**Your goal:** The listing below contains a span that opens with the line containing "Recreate this image" and closes with the line containing "fig.text(868/W, 1-382/H, 'Period". Return that span exactly.

**Available records:**
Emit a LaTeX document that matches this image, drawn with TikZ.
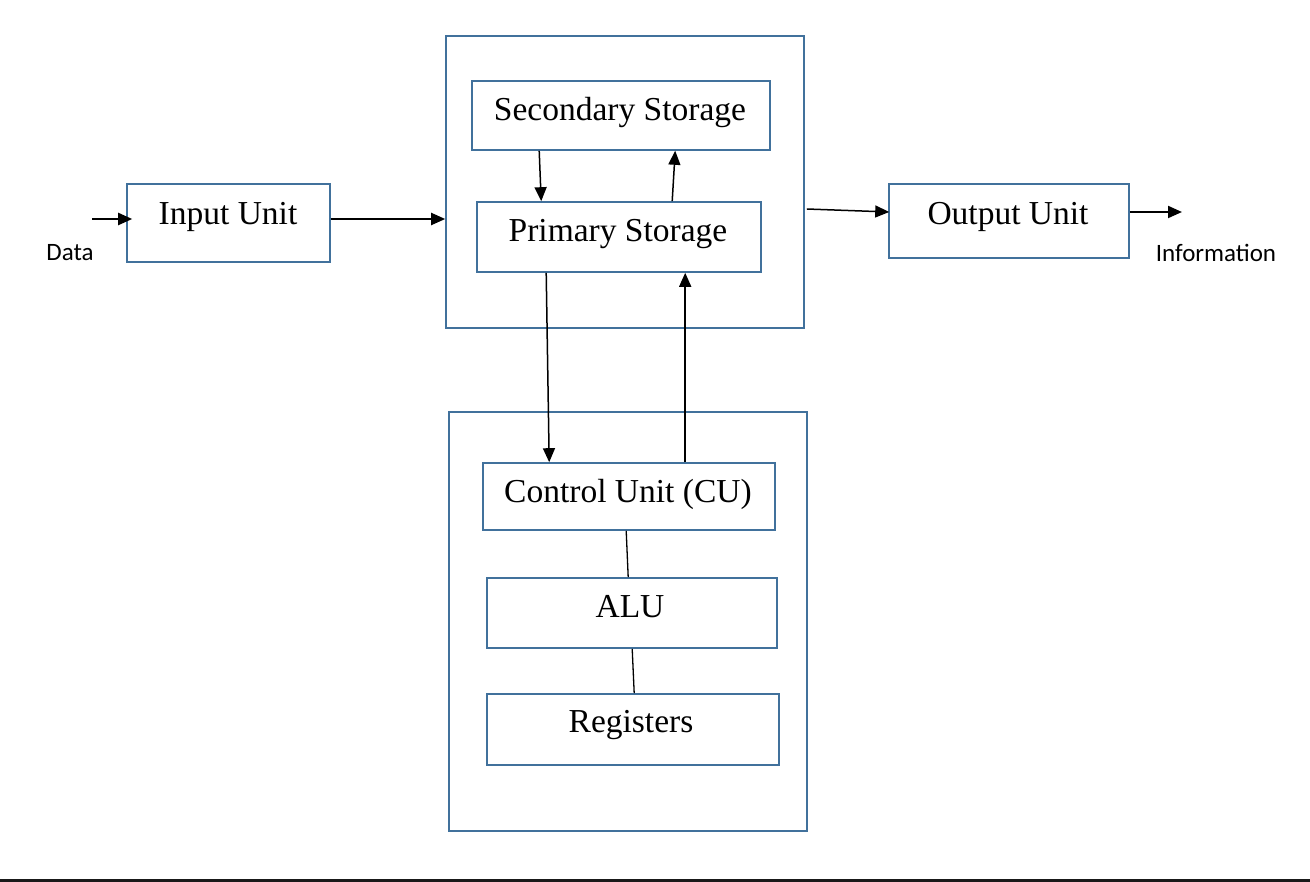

...

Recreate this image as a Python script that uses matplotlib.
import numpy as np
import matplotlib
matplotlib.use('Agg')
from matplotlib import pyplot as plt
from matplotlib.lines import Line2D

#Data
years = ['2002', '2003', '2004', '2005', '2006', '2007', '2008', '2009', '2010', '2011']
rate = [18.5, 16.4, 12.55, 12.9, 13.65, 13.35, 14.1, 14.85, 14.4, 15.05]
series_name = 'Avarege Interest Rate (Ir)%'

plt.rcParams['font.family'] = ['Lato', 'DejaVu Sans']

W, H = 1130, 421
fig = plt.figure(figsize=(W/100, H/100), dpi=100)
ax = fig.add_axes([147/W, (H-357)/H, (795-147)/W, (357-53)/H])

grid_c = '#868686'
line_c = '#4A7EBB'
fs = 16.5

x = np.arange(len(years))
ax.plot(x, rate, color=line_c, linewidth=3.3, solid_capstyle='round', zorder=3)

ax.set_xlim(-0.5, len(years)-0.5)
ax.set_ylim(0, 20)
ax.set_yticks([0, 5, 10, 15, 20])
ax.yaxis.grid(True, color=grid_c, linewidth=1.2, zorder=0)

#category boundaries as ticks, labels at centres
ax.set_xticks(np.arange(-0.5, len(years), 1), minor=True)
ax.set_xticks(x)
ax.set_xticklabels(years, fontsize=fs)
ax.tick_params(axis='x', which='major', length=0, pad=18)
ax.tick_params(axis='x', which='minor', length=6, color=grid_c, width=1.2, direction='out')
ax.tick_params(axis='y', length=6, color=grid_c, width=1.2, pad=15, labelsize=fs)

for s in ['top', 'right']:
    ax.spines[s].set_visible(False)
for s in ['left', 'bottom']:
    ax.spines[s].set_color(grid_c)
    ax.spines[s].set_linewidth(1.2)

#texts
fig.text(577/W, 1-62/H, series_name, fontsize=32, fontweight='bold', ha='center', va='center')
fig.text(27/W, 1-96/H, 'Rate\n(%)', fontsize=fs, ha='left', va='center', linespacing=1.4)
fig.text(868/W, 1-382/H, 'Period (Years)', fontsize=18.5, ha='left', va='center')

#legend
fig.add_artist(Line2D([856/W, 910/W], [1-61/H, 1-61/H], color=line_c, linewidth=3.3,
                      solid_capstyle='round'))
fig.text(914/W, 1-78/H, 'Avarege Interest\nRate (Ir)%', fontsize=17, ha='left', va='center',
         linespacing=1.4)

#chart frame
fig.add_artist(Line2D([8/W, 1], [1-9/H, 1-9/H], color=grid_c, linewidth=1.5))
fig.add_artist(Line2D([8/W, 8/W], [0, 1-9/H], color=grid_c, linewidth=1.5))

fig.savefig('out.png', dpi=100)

**Task response:**
Recreate this image as a Python script that uses matplotlib.
import numpy as np
import matplotlib
matplotlib.use('Agg')
from matplotlib import pyplot as plt
from matplotlib.lines import Line2D

#Data
years = ['2002', '2003', '2004', '2005', '2006', '2007', '2008', '2009', '2010', '2011']
rate = [18.5, 16.4, 12.55, 12.9, 13.65, 13.35, 14.1, 14.85, 14.4, 15.05]
series_name = 'Avarege Interest Rate (Ir)%'

plt.rcParams['font.family'] = ['Lato', 'DejaVu Sans']

W, H = 1130, 421
fig = plt.figure(figsize=(W/100, H/100), dpi=100)
ax = fig.add_axes([147/W, (H-357)/H, (795-147)/W, (357-53)/H])

grid_c = '#868686'
line_c = '#4A7EBB'
fs = 16.5

x = np.arange(len(years))
ax.plot(x, rate, color=line_c, linewidth=3.3, solid_capstyle='round', zorder=3)

ax.set_xlim(-0.5, len(years)-0.5)
ax.set_ylim(0, 20)
ax.set_yticks([0, 5, 10, 15, 20])
ax.yaxis.grid(True, color=grid_c, linewidth=1.2, zorder=0)

#category boundaries as ticks, labels at centres
ax.set_xticks(np.arange(-0.5, len(years), 1), minor=True)
ax.set_xticks(x)
ax.set_xticklabels(years, fontsize=fs)
ax.tick_params(axis='x', which='major', length=0, pad=18)
ax.tick_params(axis='x', which='minor', length=6, color=grid_c, width=1.2, direction='out')
ax.tick_params(axis='y', length=6, color=grid_c, width=1.2, pad=15, labelsize=fs)

for s in ['top', 'right']:
    ax.spines[s].set_visible(False)
for s in ['left', 'bottom']:
    ax.spines[s].set_color(grid_c)
    ax.spines[s].set_linewidth(1.2)

#texts
fig.text(577/W, 1-62/H, series_name, fontsize=32, fontweight='bold', ha='center', va='center')
fig.text(27/W, 1-96/H, 'Rate\n(%)', fontsize=fs, ha='left', va='center', linespacing=1.4)
fig.text(868/W, 1-382/H, 'Period (Years)', fontsize=18.5, ha='left', va='center')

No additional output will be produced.